**DATA EXTRACT:**
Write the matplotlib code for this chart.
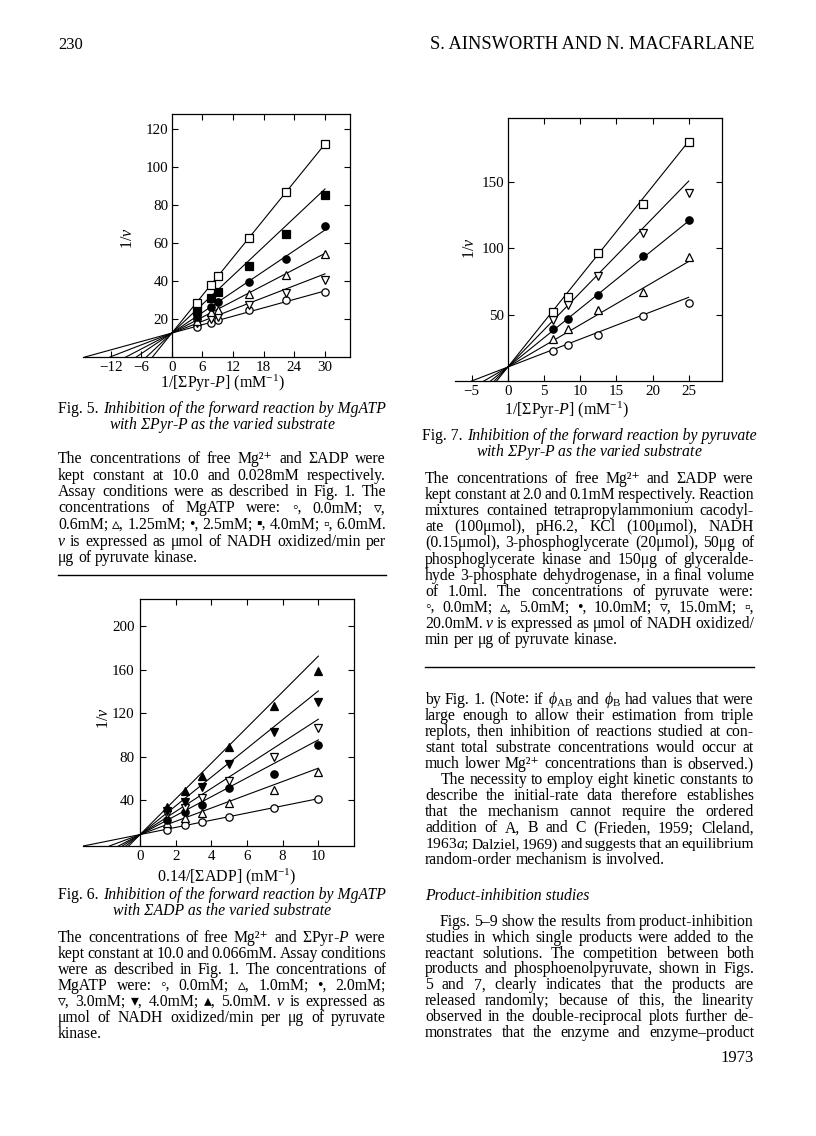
import matplotlib
matplotlib.use('Agg')
import matplotlib.pyplot as plt
import numpy as np

plt.rcParams['font.family'] = ['Liberation Serif', 'DejaVu Sans']
plt.rcParams['mathtext.fontset'] = 'custom'
plt.rcParams['mathtext.rm'] = 'Liberation Serif'
plt.rcParams['mathtext.it'] = 'Liberation Serif:italic'
plt.rcParams['mathtext.bf'] = 'Liberation Serif:bold'

# ---------------- data ----------------
# Fig. 5: 1/v vs 1/[ΣPyr-P], MgATP inhibitor
fig5_x = [4.9, 7.7, 9.1, 15.1, 22.4, 30.0]
fig5_conc = ['0.0mM', '0.6mM', '1.25mM', '2.5mM', '4.0mM', '6.0mM']
fig5_y = [
    [15.8, 17.9, 19.3, 24.9, 29.8, 34.0],
    [17.9, 20.0, 20.9, 27.2, 33.7, 40.4],
    [18.8, 23.5, 24.9, 33.3, 43.3, 54.4],
    [21.0, 26.3, 29.1, 39.5, 51.6, 68.8],
    [24.0, 31.1, 34.2, 48.1, 64.9, 85.3],
    [28.4, 38.1, 42.5, 62.6, 86.7, 112.3],
]
fig5_fit_intercept = [12.6, 12.6, 12.6, 12.6, 12.6, 12.6]
fig5_fit_slope = [0.74, 1.04, 1.40, 1.81, 2.53, 3.32]
fig5_xticks = [-12, -6, 0, 6, 12, 18, 24, 30]
fig5_yticks = [20, 40, 60, 80, 100, 120]

# Fig. 7: pyruvate inhibitor
fig7_x = [6.25, 8.33, 12.5, 18.75, 25.0]
fig7_conc = ['0.0mM', '5.0mM', '10.0mM', '15.0mM', '20.0mM']
fig7_y = [
    [22.9, 27.2, 34.3, 49.1, 58.7],
    [31.7, 39.0, 53.7, 66.8, 93.2],
    [39.3, 46.9, 64.5, 94.0, 121.0],
    [46.0, 57.0, 78.8, 111.6, 141.8],
    [51.6, 63.0, 96.5, 133.0, 180.0],
]
fig7_fit_intercept = [10.5, 10.5, 10.5, 10.5, 10.5]
fig7_fit_slope = [2.10, 3.18, 4.40, 5.60, 6.80]
fig7_xticks = [-5, 0, 5, 10, 15, 20, 25]
fig7_yticks = [50, 100, 150]

# Fig. 6: 1/v vs 0.14/[ΣADP], MgATP inhibitor
fig6_x = [1.5, 2.5, 3.5, 5.0, 7.5, 10.0]
fig6_conc = ['0.0mM', '1.0mM', '2.0mM', '3.0mM', '4.0mM', '5.0mM']
fig6_y = [
    [13.0, 17.6, 20.0, 24.8, 33.3, 40.9],
    [19.0, 23.6, 28.5, 37.9, 49.7, 66.4],
    [22.0, 29.0, 36.0, 51.0, 64.0, 91.0],
    [27.0, 33.0, 42.0, 58.0, 80.0, 106.7],
    [30.0, 38.0, 52.0, 73.6, 103.0, 130.0],
    [34.2, 48.8, 62.7, 89.0, 127.0, 159.0],
]
fig6_fit_intercept = [8.5, 8.5, 8.5, 8.5, 8.5, 8.5]
fig6_fit_slope = [3.3, 6.1, 8.7, 10.6, 13.2, 16.4]
fig6_xticks = [0, 2, 4, 6, 8, 10]
fig6_yticks = [40, 80, 120, 160, 200]

# ---------------- figure ----------------
W, H = 816, 1136
fig = plt.figure(figsize=(W / 100, H / 100), dpi=100)
fig.patch.set_facecolor('white')
renderer = fig.canvas.get_renderer()

# marker styles (marker, facecolor)
st5 = [('o', 'white'), ('v', 'white'), ('^', 'white'), ('o', 'black'), ('s', 'black'), ('s', 'white')]
st7 = [('o', 'white'), ('^', 'white'), ('o', 'black'), ('v', 'white'), ('s', 'white')]
st6 = [('o', 'white'), ('^', 'white'), ('o', 'black'), ('v', 'white'), ('v', 'black'), ('^', 'black')]


def make_axes(box, xlim, ylim, xticks, yticks, pad_y):
    l, r, t, b = box
    ax = fig.add_axes([l / W, 1 - b / H, (r - l) / W, (b - t) / H])
    ax.set_xlim(*xlim)
    ax.set_ylim(*ylim)
    ax.spines['left'].set_position(('data', 0))
    ax.spines['top'].set_visible(False)
    for s in ax.spines.values():
        s.set_linewidth(0.9)
    ax.set_xticks(xticks)
    ax.set_yticks(yticks)
    ax.tick_params(axis='x', direction='in', length=4, width=0.8, labelsize=10.8, pad=3)
    ax.tick_params(axis='y', direction='in', length=4, width=0.8, labelsize=10.8,
                   right=True, pad=pad_y)
    sec = ax.secondary_xaxis('top')
    sec.set_xticks([v for v in xticks if v > 0])
    sec.tick_params(direction='in', length=4, width=0.8, labeltop=False)
    sec.spines['top'].set_bounds(0, xlim[1])
    sec.spines['top'].set_linewidth(0.9)
    return ax


def draw_series(ax, x, ys, icepts, slopes, xend, ybase, styles):
    for y, a, b, (m, fc) in zip(ys, icepts, slopes, styles):
        x0 = (ybase - a) / b
        xs = np.array([x0, xend])
        ax.plot(xs, a + b * xs, color='black', lw=0.8, zorder=2)
        ax.plot(x, y, linestyle='none', marker=m, ms=5.3, mfc=fc, mec='black', mew=0.9, zorder=3)


def set_labels(ax, xl, xl_pos, yl, yl_pos, fs=11.5):
    ax.set_xlabel(xl, fontsize=fs)
    ax.set_ylabel(yl, fontsize=fs)
    inv = ax.transAxes.inverted()
    xp = inv.transform((xl_pos[0], H - xl_pos[1]))
    yp = inv.transform((yl_pos[0], H - yl_pos[1]))
    ax.xaxis.set_label_coords(*xp)
    ax.xaxis.label.set_va('center')
    ax.yaxis.set_label_coords(*yp)
    ax.yaxis.label.set_va('center')


xlab_pyr = r'1/[ΣPyr-$\mathit{P}$] (mM$^{-1}$)'
ylab = r'1/$\mathit{v}$'

# Fig. 5
ax5 = make_axes((83, 350, 114, 357), (-17.4, 34.9), (0, 128), fig5_xticks, fig5_yticks, 2.5)
draw_series(ax5, fig5_x, fig5_y, fig5_fit_intercept, fig5_fit_slope, 30.0, 0, st5)
set_labels(ax5, xlab_pyr, (222, 383), ylab, (128, 238))

# Fig. 7
ax7 = make_axes((455, 722, 118, 381), (-7.3, 29.6), (0, 198), fig7_xticks, fig7_yticks, 2.5)
draw_series(ax7, fig7_x, fig7_y, fig7_fit_intercept, fig7_fit_slope, 25.0, 0, st7)
set_labels(ax7, xlab_pyr, (566, 410), ylab, (470, 248))

# Fig. 6
ax6 = make_axes((83, 354, 599, 846), (-3.2, 12.0), (-2, 225), fig6_xticks, fig6_yticks, 4)
draw_series(ax6, fig6_x, fig6_y, fig6_fit_intercept, fig6_fit_slope, 10.0, -2, st6)
set_labels(ax6, r'0.14/[ΣADP] (mM$^{-1}$)', (227, 877), ylab, (104, 718))

# ---------------- text ----------------
FS = 11.3


def tw(s, style='normal', size=FS):
    t = fig.text(0, 0, s, fontsize=size, style=style)
    w = t.get_window_extent(renderer).width
    t.remove()
    return w


SPACE = tw('a a') - tw('aa')


def put(x, y, s, style='normal', size=FS, ha='left'):
    fig.text(x / W, 1 - y / H, s, fontsize=size, style=style, ha=ha, va='baseline')


def line(x0, x1, y, text, justify=True, size=FS):
    items = []
    for w in text.split(' '):
        st = 'normal'
        if w.startswith('~'):
            st = 'italic'
            w = w[1:]
        items.append((w, st))
    widths = [tw(w, st, size) for w, st in items]
    n = len(items)
    min_gap = 0.55 * SPACE * size / FS
    if justify and n > 1:
        gap = (x1 - x0 - sum(widths)) / (n - 1)
        if gap < min_gap:
            f = (x1 - x0 - (n - 1) * min_gap) / sum(widths)
            size = size * f
            widths = [tw(w, st, size) for w, st in items]
            gap = (x1 - x0 - sum(widths)) / (n - 1)
    else:
        gap = SPACE
    x = x0
    for (w, st), wd in zip(items, widths):
        put(x, y, w, st, size)
        x += wd + gap


def caption(cx, y, roman, italic):
    wr = tw(roman) + SPACE if roman else 0
    wi = tw(italic, 'italic')
    x = cx - (wr + wi) / 2
    if roman:
        put(x, y, roman)
    put(x + wr, y, italic, 'italic')


def paragraph(x0, x1, y0, dy, lines, last_justify=False, indent=0):
    for i, t in enumerate(lines):
        last = (i == len(lines) - 1)
        line(x0 + (indent if i == 0 else 0), x1, y0 + i * dy, t,
             justify=(not last) or last_justify)


# header
put(58, 49, '230', size=12)
put(754, 49, 'S. AINSWORTH AND N. MACFARLANE', size=13.2, ha='right')

LX0, LX1 = 58, 386
RX0, RX1 = 425, 754

# Fig. 5 caption + legend text
caption(222, 413, 'Fig. 5.', 'Inhibition of the forward reaction by MgATP')
caption(222, 429, '', r'with ΣPyr-$P$ as the varied substrate')
paragraph(LX0, LX1, 463, 16.5, [
    'The concentrations of free Mg²⁺ and ΣADP were',
    'kept constant at 10.0 and 0.028mM respectively.',
    'Assay conditions were as described in Fig. 1. The',
    'concentrations of MgATP were: ◦, 0.0mM; ▿,',
    '0.6mM; ▵, 1.25mM; •, 2.5mM; ▪, 4.0mM; ▫, 6.0mM.',
    '~v is expressed as μmol of NADH oxidized/min per',
    'μg of pyruvate kinase.',
])
fig.add_artist(plt.Line2D([LX0 / W, LX1 / W], [1 - 575 / H, 1 - 575 / H], color='black', lw=1.0))

# Fig. 6 caption + legend text
caption(222, 899, 'Fig. 6.', 'Inhibition of the forward reaction by MgATP')
caption(222, 915, '', 'with ΣADP as the varied substrate')
paragraph(LX0, LX1, 942, 16, [
    r'The concentrations of free Mg²⁺ and ΣPyr-$\mathit{P}$ were',
    'kept constant at 10.0 and 0.066mM. Assay conditions',
    'were as described in Fig. 1. The concentrations of',
    'MgATP were: ◦, 0.0mM; ▵, 1.0mM; •, 2.0mM;',
    '▿, 3.0mM; ▾, 4.0mM; ▴, 5.0mM. ~v is expressed as',
    'μmol of NADH oxidized/min per μg of pyruvate',
    'kinase.',
])

# Fig. 7 caption + legend text
caption(589.5, 440, 'Fig. 7.', 'Inhibition of the forward reaction by pyruvate')
caption(589.5, 456.5, '', r'with ΣPyr-$P$ as the varied substrate')
paragraph(RX0, RX1, 483.3, 16.04, [
    'The concentrations of free Mg²⁺ and ΣADP were',
    'kept constant at 2.0 and 0.1mM respectively. Reaction',
    'mixtures contained tetrapropylammonium cacodyl-',
    'ate (100μmol), pH6.2, KCl (100μmol), NADH',
    '(0.15μmol), 3-phosphoglycerate (20μmol), 50μg of',
    'phosphoglycerate kinase and 150μg of glyceralde-',
    'hyde 3-phosphate dehydrogenase, in a final volume',
    'of 1.0ml. The concentrations of pyruvate were:',
    '◦, 0.0mM; ▵, 5.0mM; •, 10.0mM; ▿, 15.0mM; ▫,',
    '20.0mM. ~v is expressed as μmol of NADH oxidized/',
    'min per μg of pyruvate kinase.',
])
fig.add_artist(plt.Line2D([RX0 / W, RX1 / W], [1 - 667 / H, 1 - 667 / H], color='black', lw=1.0))

# body text, right column
paragraph(RX0, RX1, 703.5, 16.1, [
    r'by Fig. 1. (Note: if $\phi_{\mathrm{AB}}$ and $\phi_{\mathrm{B}}$ had values that were',
    'large enough to allow their estimation from triple',
    'replots, then inhibition of reactions studied at con-',
    'stant total substrate concentrations would occur at',
    'much lower Mg²⁺ concentrations than is observed.)',
], last_justify=True)
paragraph(RX0, RX1, 703.5 + 5 * 16.1, 16.1, [
    'The necessity to employ eight kinetic constants to',
    'describe the initial-rate data therefore establishes',
    'that the mechanism cannot require the ordered',
    'addition of A, B and C (Frieden, 1959; Cleland,',
    r'1963$\mathit{a}$; Dalziel, 1969) and suggests that an equilibrium',
    'random-order mechanism is involved.',
], indent=16)
put(RX0, 900, 'Product-inhibition studies', 'italic')
paragraph(RX0, RX1, 926, 15.8, [
    'Figs. 5–9 show the results from product-inhibition',
    'studies in which single products were added to the',
    'reactant solutions. The competition between both',
    'products and phosphoenolpyruvate, shown in Figs.',
    '5 and 7, clearly indicates that the products are',
    'released randomly; because of this, the linearity',
    'observed in the double-reciprocal plots further de-',
    'monstrates that the enzyme and enzyme–product',
], last_justify=True, indent=15)
put(754, 1061.5, '1973', size=12, ha='right')

fig.savefig('out.png', dpi=100, facecolor='white')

**REQUIRED TASK:**
Exactly reproduce the run of lines from the start of the listing through the line with "renderer = fig.canvas.get_renderer()", inclusive; pictures are not copied.

**SOLUTION TO THE PROBLEM:**
Write the matplotlib code for this chart.
import matplotlib
matplotlib.use('Agg')
import matplotlib.pyplot as plt
import numpy as np

plt.rcParams['font.family'] = ['Liberation Serif', 'DejaVu Sans']
plt.rcParams['mathtext.fontset'] = 'custom'
plt.rcParams['mathtext.rm'] = 'Liberation Serif'
plt.rcParams['mathtext.it'] = 'Liberation Serif:italic'
plt.rcParams['mathtext.bf'] = 'Liberation Serif:bold'

# ---------------- data ----------------
# Fig. 5: 1/v vs 1/[ΣPyr-P], MgATP inhibitor
fig5_x = [4.9, 7.7, 9.1, 15.1, 22.4, 30.0]
fig5_conc = ['0.0mM', '0.6mM', '1.25mM', '2.5mM', '4.0mM', '6.0mM']
fig5_y = [
    [15.8, 17.9, 19.3, 24.9, 29.8, 34.0],
    [17.9, 20.0, 20.9, 27.2, 33.7, 40.4],
    [18.8, 23.5, 24.9, 33.3, 43.3, 54.4],
    [21.0, 26.3, 29.1, 39.5, 51.6, 68.8],
    [24.0, 31.1, 34.2, 48.1, 64.9, 85.3],
    [28.4, 38.1, 42.5, 62.6, 86.7, 112.3],
]
fig5_fit_intercept = [12.6, 12.6, 12.6, 12.6, 12.6, 12.6]
fig5_fit_slope = [0.74, 1.04, 1.40, 1.81, 2.53, 3.32]
fig5_xticks = [-12, -6, 0, 6, 12, 18, 24, 30]
fig5_yticks = [20, 40, 60, 80, 100, 120]

# Fig. 7: pyruvate inhibitor
fig7_x = [6.25, 8.33, 12.5, 18.75, 25.0]
fig7_conc = ['0.0mM', '5.0mM', '10.0mM', '15.0mM', '20.0mM']
fig7_y = [
    [22.9, 27.2, 34.3, 49.1, 58.7],
    [31.7, 39.0, 53.7, 66.8, 93.2],
    [39.3, 46.9, 64.5, 94.0, 121.0],
    [46.0, 57.0, 78.8, 111.6, 141.8],
    [51.6, 63.0, 96.5, 133.0, 180.0],
]
fig7_fit_intercept = [10.5, 10.5, 10.5, 10.5, 10.5]
fig7_fit_slope = [2.10, 3.18, 4.40, 5.60, 6.80]
fig7_xticks = [-5, 0, 5, 10, 15, 20, 25]
fig7_yticks = [50, 100, 150]

# Fig. 6: 1/v vs 0.14/[ΣADP], MgATP inhibitor
fig6_x = [1.5, 2.5, 3.5, 5.0, 7.5, 10.0]
fig6_conc = ['0.0mM', '1.0mM', '2.0mM', '3.0mM', '4.0mM', '5.0mM']
fig6_y = [
    [13.0, 17.6, 20.0, 24.8, 33.3, 40.9],
    [19.0, 23.6, 28.5, 37.9, 49.7, 66.4],
    [22.0, 29.0, 36.0, 51.0, 64.0, 91.0],
    [27.0, 33.0, 42.0, 58.0, 80.0, 106.7],
    [30.0, 38.0, 52.0, 73.6, 103.0, 130.0],
    [34.2, 48.8, 62.7, 89.0, 127.0, 159.0],
]
fig6_fit_intercept = [8.5, 8.5, 8.5, 8.5, 8.5, 8.5]
fig6_fit_slope = [3.3, 6.1, 8.7, 10.6, 13.2, 16.4]
fig6_xticks = [0, 2, 4, 6, 8, 10]
fig6_yticks = [40, 80, 120, 160, 200]

# ---------------- figure ----------------
W, H = 816, 1136
fig = plt.figure(figsize=(W / 100, H / 100), dpi=100)
fig.patch.set_facecolor('white')
renderer = fig.canvas.get_renderer()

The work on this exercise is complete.